Very simple, we drill a hole through the top log and pound the re-bar into the bottom green log. As the log dries it shrinks in every direction. It grabs the re-bar and so the log is suspended and help in place by steel. I have over 900 steel pins in my home. Most cell phones need to go outside to get good reception.

The vary same thing would work with 10 by 10's. In fact some of the most amazing home have a natural edge and lots of chinking. I have girder logs that have 4 by tens that hold up my second floor. The 4 by 10's are 1/2 inch above the log. I have taken pictures of this gap. In other words, the log shrank and the floor did not.

The problem with square timbers is the natural protection has been removed. You have exposed many rings to moister, rot and the like. You need to re-establish the protective layer with some kind of finish. And then every so often refinish. the finish costs about 90 bucks a gallon. Its a special finish because your timbers and my logs move and the coat must be flexible. Look up Sickens as an example.
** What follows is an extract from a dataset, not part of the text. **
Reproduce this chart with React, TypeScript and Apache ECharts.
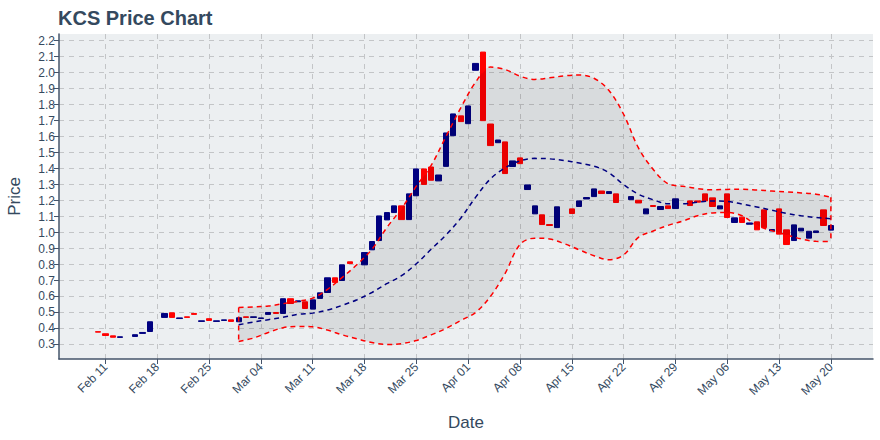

Look at my logs. Most have no finish.

http://i154.photobucket.com/albums/s274/flintlock1/nov3144.jpg

Basil
12-27-2015, 04:24 PM
Any log/timber will rot if exposed to water. Keep it dry, and square timbers are fine. helped a friend build one before I built mine, which is round logs. His is still very nice (12 years) and I'm happy in mine (7 1/2 years). The one we built with squared timbers was very similar to the style taught here. It didn't shrink much. We squared the logs to 12X12 and placed a pressure treated 2X10 between each round, to keep consistent chink lines and make room for wires ( by using a 2X8 where wiring went). Don't chink for a while if you do this, or use permachink if you do. Pressure treated wood compresses under all that weight. I'd give it at least a year from roofing before chinking. Good luck, it's easily doable, but keep the logs dry.